### Your goal
Reproduce every entry below precisely. Pictures are excluded from the copy.

### Source records
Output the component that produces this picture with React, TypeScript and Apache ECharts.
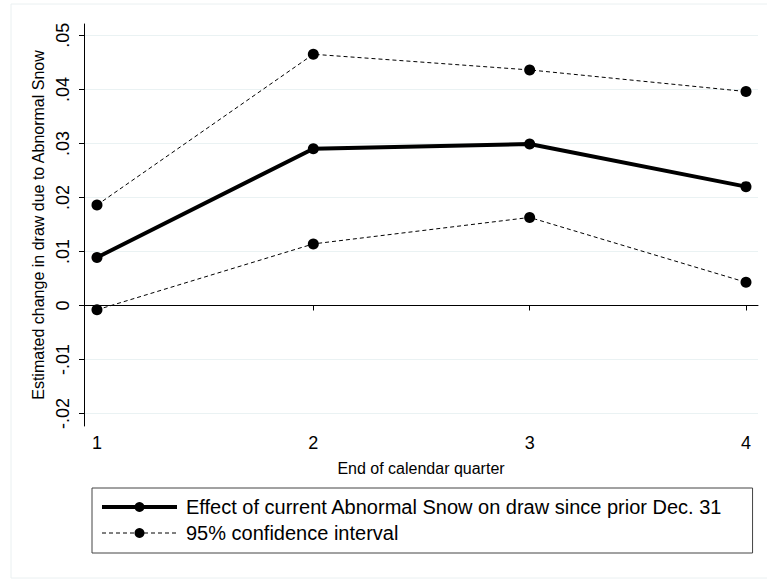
import React, { useEffect, useRef } from "react";
import * as echarts from "echarts";

const quarters = [1, 2, 3, 4];
const effect = [0.0089, 0.029, 0.0299, 0.022];
const upperCI = [0.0186, 0.0465, 0.0436, 0.0396];
const lowerCI = [-0.0008, 0.0114, 0.0163, 0.0043];
const yTicks = [-0.02, -0.01, 0, 0.01, 0.02, 0.03, 0.04, 0.05];
const xTicks = [1, 2, 3, 4];
const seriesNames = [
  "Effect of current Abnormal Snow on draw since prior Dec. 31",
  "95% confidence interval",
];

const FONT = "'Liberation Sans', Arial, sans-serif";

function fmtY(v: number): string {
  const r = Math.round(v * 100) / 100;
  if (r === 0) return "0";
  const s = r.toFixed(2);
  return s.replace("0.", ".");
}

export default function App() {
  const ref = useRef<HTMLDivElement>(null);
  useEffect(() => {
    if (!ref.current) return;
    const chart = echarts.init(ref.current, undefined, { renderer: "svg" });
    const pair = (arr: number[]) => quarters.map((q, i) => [q, arr[i]]);
    chart.setOption({
      animation: false,
      backgroundColor: "#ffffff",
      textStyle: { fontFamily: FONT },
      grid: { left: 84, right: 9, top: 24, bottom: 153, containLabel: false },
      xAxis: {
        type: "value",
        min: 0.94,
        max: 4.0555,
        name: "End of calendar quarter",
        nameLocation: "middle",
        nameGap: 34,
        nameTextStyle: { fontSize: 16, color: "#000", fontFamily: FONT },
        axisLine: { show: true, lineStyle: { color: "#000", width: 1 } },
        axisTick: { show: true, length: 5, customValues: xTicks, lineStyle: { color: "#000" } },
        axisLabel: {
          customValues: xTicks,
          fontSize: 18,
          color: "#000",
          margin: 8,
          fontFamily: FONT,
          formatter: (v: number) => String(v),
        },
        splitLine: { show: false },
      },
      yAxis: {
        type: "value",
        min: -0.0223,
        max: 0.0521,
        name: "Estimated change in draw due to Abnormal Snow",
        nameLocation: "middle",
        nameRotate: 90,
        nameGap: 35,
        nameTextStyle: { fontSize: 16, color: "#000", fontFamily: FONT },
        axisLine: { show: true, lineStyle: { color: "#000", width: 1 } },
        axisTick: { show: true, length: 5, customValues: yTicks, lineStyle: { color: "#000" } },
        axisLabel: {
          customValues: yTicks,
          rotate: 90,
          fontSize: 18,
          color: "#000",
          margin: 12,
          fontFamily: FONT,
          formatter: (v: number) => fmtY(v),
        },
        splitLine: { show: true, lineStyle: { color: "#eaf2f3", width: 1 } },
      },
      legend: {
        orient: "vertical",
        left: 92,
        top: 488,
        padding: [9, 30, 10, 8],
        borderColor: "#444",
        borderWidth: 1,
        itemWidth: 75,
        itemHeight: 12.5,
        itemGap: 6,
        textStyle: { fontSize: 20, color: "#000", fontFamily: FONT, padding: [0, 0, 0, 4] },
        data: [
          { name: seriesNames[0], lineStyle: { width: 4, color: "#000", type: "solid" } },
          { name: seriesNames[1], lineStyle: { width: 1, color: "#000", type: [4, 3] } },
        ],
      },
      series: [
        {
          name: seriesNames[1],
          type: "line",
          data: pair(upperCI),
          symbol: "circle",
          symbolSize: 11,
          itemStyle: { color: "#000" },
          lineStyle: { color: "#000", width: 1, type: [4, 3] },
          z: 3,
        },
        {
          name: seriesNames[1],
          type: "line",
          data: pair(lowerCI),
          symbol: "circle",
          symbolSize: 11,
          itemStyle: { color: "#000" },
          lineStyle: { color: "#000", width: 1, type: [4, 3] },
          z: 3,
        },
        {
          name: seriesNames[0],
          type: "line",
          data: pair(effect),
          symbol: "circle",
          symbolSize: 11,
          itemStyle: { color: "#000" },
          lineStyle: { color: "#000", width: 4 },
          z: 4,
        },
      ],
      graphic: [
        {
          type: "rect",
          shape: { x: 11, y: 4, width: 800, height: 574 },
          style: { fill: "none", stroke: "#eaf0f1", lineWidth: 1 },
          silent: true,
          z: -1,
        },
      ],
    });
    return () => chart.dispose();
  }, []);
  return (
    <div
      ref={ref}
      style={{ position: "fixed", left: 0, top: 0, width: 767, height: 579 }}
    />
  );
}
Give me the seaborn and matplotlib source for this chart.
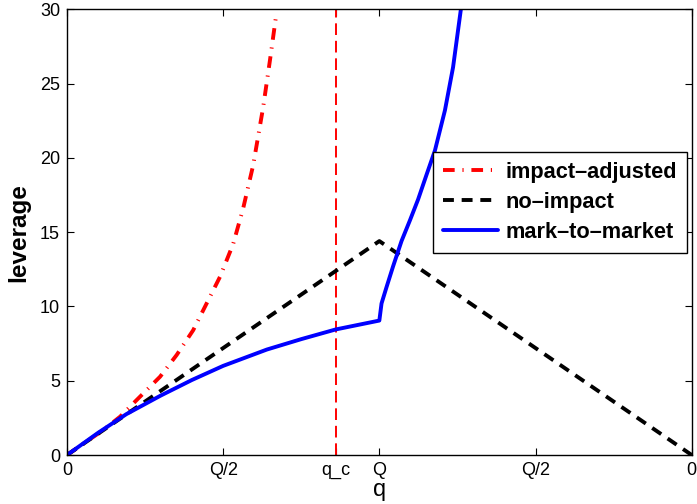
import matplotlib
matplotlib.use("Agg")
import matplotlib.pyplot as plt
import seaborn as sns

# data (x in units where Q = 1, right end = 2)
q_impact = [0.0, 0.116, 0.17, 0.223, 0.298, 0.351, 0.404, 0.447, 0.49, 0.532,
            0.564, 0.596, 0.628, 0.65, 0.669]
lev_impact = [0.0, 1.68, 2.58, 3.7, 5.27, 6.73, 8.4, 10.2, 12.0, 14.2,
              16.6, 19.5, 23.4, 26.6, 29.5]

q_noimpact = [0.0, 1.0, 2.0]
lev_noimpact = [0.0, 14.4, 0.0]

q_mtm = [0.0, 0.1, 0.19, 0.3, 0.4, 0.5, 0.64, 0.75, 0.86, 1.0, 1.007, 1.023,
         1.044, 1.071, 1.098, 1.124, 1.15, 1.178, 1.21, 1.236, 1.261]
lev_mtm = [0.0, 1.5, 2.75, 4.0, 5.05, 6.0, 7.1, 7.8, 8.45, 9.05, 10.2, 11.3,
           12.7, 14.4, 15.8, 17.2, 18.8, 20.5, 23.2, 26.1, 30.0]

q_c = 0.86
x_ticks = [0, 0.5, q_c, 1.0, 1.5, 2.0]
x_ticklabels = ['0', 'Q/2', 'q_c', 'Q', 'Q/2', '0']
y_ticks = [0, 5, 10, 15, 20, 25, 30]

sns.set_style("ticks")
plt.rcParams['font.family'] = ['Liberation Sans', 'DejaVu Sans']
plt.rcParams['text.color'] = 'black'
plt.rcParams['axes.labelcolor'] = 'black'

fig = plt.figure(figsize=(6.97, 5.04), dpi=100)
ax = fig.add_axes([0.0961, 0.0972, 0.8963, 0.8843])

# vertical line at q_c
ax.axvline(q_c, color='red', linewidth=1.4, dashes=(6, 3))

sns.lineplot(x=q_impact, y=lev_impact, ax=ax, color='red', linewidth=2.8,
             label='impact–adjusted')
ax.lines[-1].set_dashes((3.0, 2.0, 0.3, 2.0))

sns.lineplot(x=q_noimpact, y=lev_noimpact, ax=ax, color='black', linewidth=2.8,
             label='no–impact')
ax.lines[-1].set_dashes((2.8, 2.0))

sns.lineplot(x=q_mtm, y=lev_mtm, ax=ax, color='blue', linewidth=2.8,
             label='mark–to–market')

ax.set_xlim(0, 2)
ax.set_ylim(0, 30)
ax.set_xticks(x_ticks)
ax.set_xticklabels(x_ticklabels)
ax.set_yticks(y_ticks)
ax.tick_params(direction='in', length=5, width=0.8, top=True, right=True,
               labelsize=13, pad=5, colors='black')
for s in ax.spines.values():
    s.set_linewidth(1.0)
    s.set_color('black')

ax.set_xlabel('q', fontsize=17, labelpad=0, color='black')
ax.set_ylabel('leverage', fontsize=17.5, fontweight='bold', labelpad=7,
              color='black')

leg = ax.legend(loc='upper right', bbox_to_anchor=(0.992, 0.680),
                prop={'weight': 'bold', 'size': 15.7}, frameon=True,
                fancybox=False, edgecolor='black', framealpha=1,
                handlelength=2.5, borderpad=0.45, labelspacing=0.42,
                handletextpad=0.35, borderaxespad=0)
leg.get_frame().set_linewidth(1.0)
for t in leg.get_texts():
    t.set_color('black')

fig.savefig('out.png', dpi=100)
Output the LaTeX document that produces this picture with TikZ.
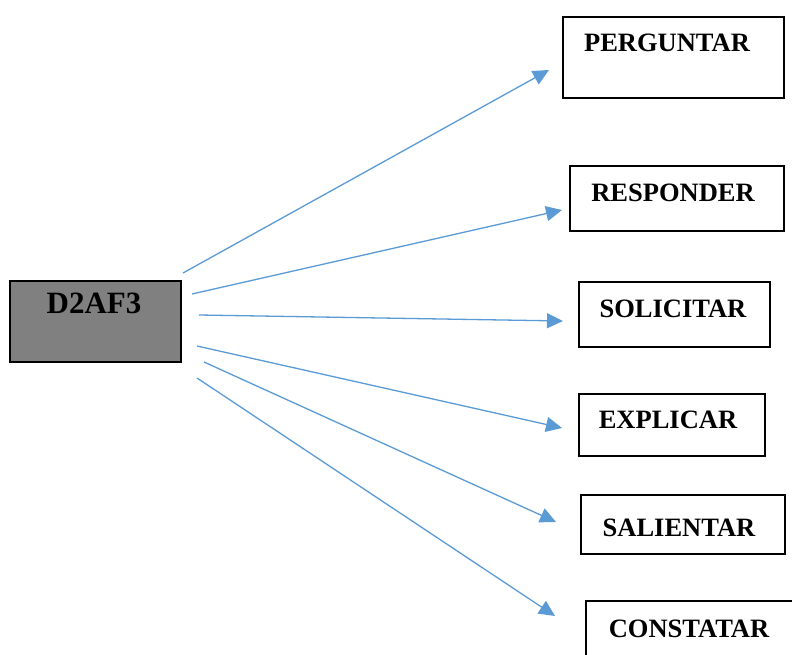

### Answer to the exercise
Output the component that produces this picture with React, TypeScript and Apache ECharts.
import React, { useEffect, useRef } from "react";
import * as echarts from "echarts";

const quarters = [1, 2, 3, 4];
const effect = [0.0089, 0.029, 0.0299, 0.022];
const upperCI = [0.0186, 0.0465, 0.0436, 0.0396];
const lowerCI = [-0.0008, 0.0114, 0.0163, 0.0043];
const yTicks = [-0.02, -0.01, 0, 0.01, 0.02, 0.03, 0.04, 0.05];
const xTicks = [1, 2, 3, 4];
const seriesNames = [
  "Effect of current Abnormal Snow on draw since prior Dec. 31",
  "95% confidence interval",
];

const FONT = "'Liberation Sans', Arial, sans-serif";

function fmtY(v: number): string {
  const r = Math.round(v * 100) / 100;
  if (r === 0) return "0";
  const s = r.toFixed(2);
  return s.replace("0.", ".");
}

export default function App() {
  const ref = useRef<HTMLDivElement>(null);
  useEffect(() => {
    if (!ref.current) return;
    const chart = echarts.init(ref.current, undefined, { renderer: "svg" });
    const pair = (arr: number[]) => quarters.map((q, i) => [q, arr[i]]);
    chart.setOption({
      animation: false,
      backgroundColor: "#ffffff",
      textStyle: { fontFamily: FONT },
      grid: { left: 84, right: 9, top: 24, bottom: 153, containLabel: false },
      xAxis: {
        type: "value",
        min: 0.94,
        max: 4.0555,
        name: "End of calendar quarter",
        nameLocation: "middle",
        nameGap: 34,
        nameTextStyle: { fontSize: 16, color: "#000", fontFamily: FONT },
        axisLine: { show: true, lineStyle: { color: "#000", width: 1 } },
        axisTick: { show: true, length: 5, customValues: xTicks, lineStyle: { color: "#000" } },
        axisLabel: {
          customValues: xTicks,
          fontSize: 18,
          color: "#000",
          margin: 8,
          fontFamily: FONT,
          formatter: (v: number) => String(v),
        },
        splitLine: { show: false },
      },
      yAxis: {
        type: "value",
        min: -0.0223,
        max: 0.0521,
        name: "Estimated change in draw due to Abnormal Snow",
        nameLocation: "middle",
        nameRotate: 90,
        nameGap: 35,
        nameTextStyle: { fontSize: 16, color: "#000", fontFamily: FONT },
        axisLine: { show: true, lineStyle: { color: "#000", width: 1 } },
        axisTick: { show: true, length: 5, customValues: yTicks, lineStyle: { color: "#000" } },
        axisLabel: {
          customValues: yTicks,
          rotate: 90,
          fontSize: 18,
          color: "#000",
          margin: 12,
          fontFamily: FONT,
          formatter: (v: number) => fmtY(v),
        },
        splitLine: { show: true, lineStyle: { color: "#eaf2f3", width: 1 } },
      },
      legend: {
        orient: "vertical",
        left: 92,
        top: 488,
        padding: [9, 30, 10, 8],
        borderColor: "#444",
        borderWidth: 1,
        itemWidth: 75,
        itemHeight: 12.5,
        itemGap: 6,
        textStyle: { fontSize: 20, color: "#000", fontFamily: FONT, padding: [0, 0, 0, 4] },
        data: [
          { name: seriesNames[0], lineStyle: { width: 4, color: "#000", type: "solid" } },
          { name: seriesNames[1], lineStyle: { width: 1, color: "#000", type: [4, 3] } },
        ],
      },
      series: [
        {
          name: seriesNames[1],
          type: "line",
          data: pair(upperCI),
          symbol: "circle",
          symbolSize: 11,
          itemStyle: { color: "#000" },
          lineStyle: { color: "#000", width: 1, type: [4, 3] },
          z: 3,
        },
        {
          name: seriesNames[1],
          type: "line",
          data: pair(lowerCI),
          symbol: "circle",
          symbolSize: 11,
          itemStyle: { color: "#000" },
          lineStyle: { color: "#000", width: 1, type: [4, 3] },
          z: 3,
        },
        {
          name: seriesNames[0],
          type: "line",
          data: pair(effect),
          symbol: "circle",
          symbolSize: 11,
          itemStyle: { color: "#000" },
          lineStyle: { color: "#000", width: 4 },
          z: 4,
        },
      ],
      graphic: [
        {
          type: "rect",
          shape: { x: 11, y: 4, width: 800, height: 574 },
          style: { fill: "none", stroke: "#eaf0f1", lineWidth: 1 },
          silent: true,
          z: -1,
        },
      ],
    });
    return () => chart.dispose();
  }, []);
  return (
    <div
      ref={ref}
      style={{ position: "fixed", left: 0, top: 0, width: 767, height: 579 }}
    />
  );
}
Give me the seaborn and matplotlib source for this chart.
import matplotlib
matplotlib.use("Agg")
import matplotlib.pyplot as plt
import seaborn as sns

# data (x in units where Q = 1, right end = 2)
q_impact = [0.0, 0.116, 0.17, 0.223, 0.298, 0.351, 0.404, 0.447, 0.49, 0.532,
            0.564, 0.596, 0.628, 0.65, 0.669]
lev_impact = [0.0, 1.68, 2.58, 3.7, 5.27, 6.73, 8.4, 10.2, 12.0, 14.2,
              16.6, 19.5, 23.4, 26.6, 29.5]

q_noimpact = [0.0, 1.0, 2.0]
lev_noimpact = [0.0, 14.4, 0.0]

q_mtm = [0.0, 0.1, 0.19, 0.3, 0.4, 0.5, 0.64, 0.75, 0.86, 1.0, 1.007, 1.023,
         1.044, 1.071, 1.098, 1.124, 1.15, 1.178, 1.21, 1.236, 1.261]
lev_mtm = [0.0, 1.5, 2.75, 4.0, 5.05, 6.0, 7.1, 7.8, 8.45, 9.05, 10.2, 11.3,
           12.7, 14.4, 15.8, 17.2, 18.8, 20.5, 23.2, 26.1, 30.0]

q_c = 0.86
x_ticks = [0, 0.5, q_c, 1.0, 1.5, 2.0]
x_ticklabels = ['0', 'Q/2', 'q_c', 'Q', 'Q/2', '0']
y_ticks = [0, 5, 10, 15, 20, 25, 30]

sns.set_style("ticks")
plt.rcParams['font.family'] = ['Liberation Sans', 'DejaVu Sans']
plt.rcParams['text.color'] = 'black'
plt.rcParams['axes.labelcolor'] = 'black'

fig = plt.figure(figsize=(6.97, 5.04), dpi=100)
ax = fig.add_axes([0.0961, 0.0972, 0.8963, 0.8843])

# vertical line at q_c
ax.axvline(q_c, color='red', linewidth=1.4, dashes=(6, 3))

sns.lineplot(x=q_impact, y=lev_impact, ax=ax, color='red', linewidth=2.8,
             label='impact–adjusted')
ax.lines[-1].set_dashes((3.0, 2.0, 0.3, 2.0))

sns.lineplot(x=q_noimpact, y=lev_noimpact, ax=ax, color='black', linewidth=2.8,
             label='no–impact')
ax.lines[-1].set_dashes((2.8, 2.0))

sns.lineplot(x=q_mtm, y=lev_mtm, ax=ax, color='blue', linewidth=2.8,
             label='mark–to–market')

ax.set_xlim(0, 2)
ax.set_ylim(0, 30)
ax.set_xticks(x_ticks)
ax.set_xticklabels(x_ticklabels)
ax.set_yticks(y_ticks)
ax.tick_params(direction='in', length=5, width=0.8, top=True, right=True,
               labelsize=13, pad=5, colors='black')
for s in ax.spines.values():
    s.set_linewidth(1.0)
    s.set_color('black')

ax.set_xlabel('q', fontsize=17, labelpad=0, color='black')
ax.set_ylabel('leverage', fontsize=17.5, fontweight='bold', labelpad=7,
              color='black')

leg = ax.legend(loc='upper right', bbox_to_anchor=(0.992, 0.680),
                prop={'weight': 'bold', 'size': 15.7}, frameon=True,
                fancybox=False, edgecolor='black', framealpha=1,
                handlelength=2.5, borderpad=0.45, labelspacing=0.42,
                handletextpad=0.35, borderaxespad=0)
leg.get_frame().set_linewidth(1.0)
for t in leg.get_texts():
    t.set_color('black')

fig.savefig('out.png', dpi=100)
Output the LaTeX document that produces this picture with TikZ.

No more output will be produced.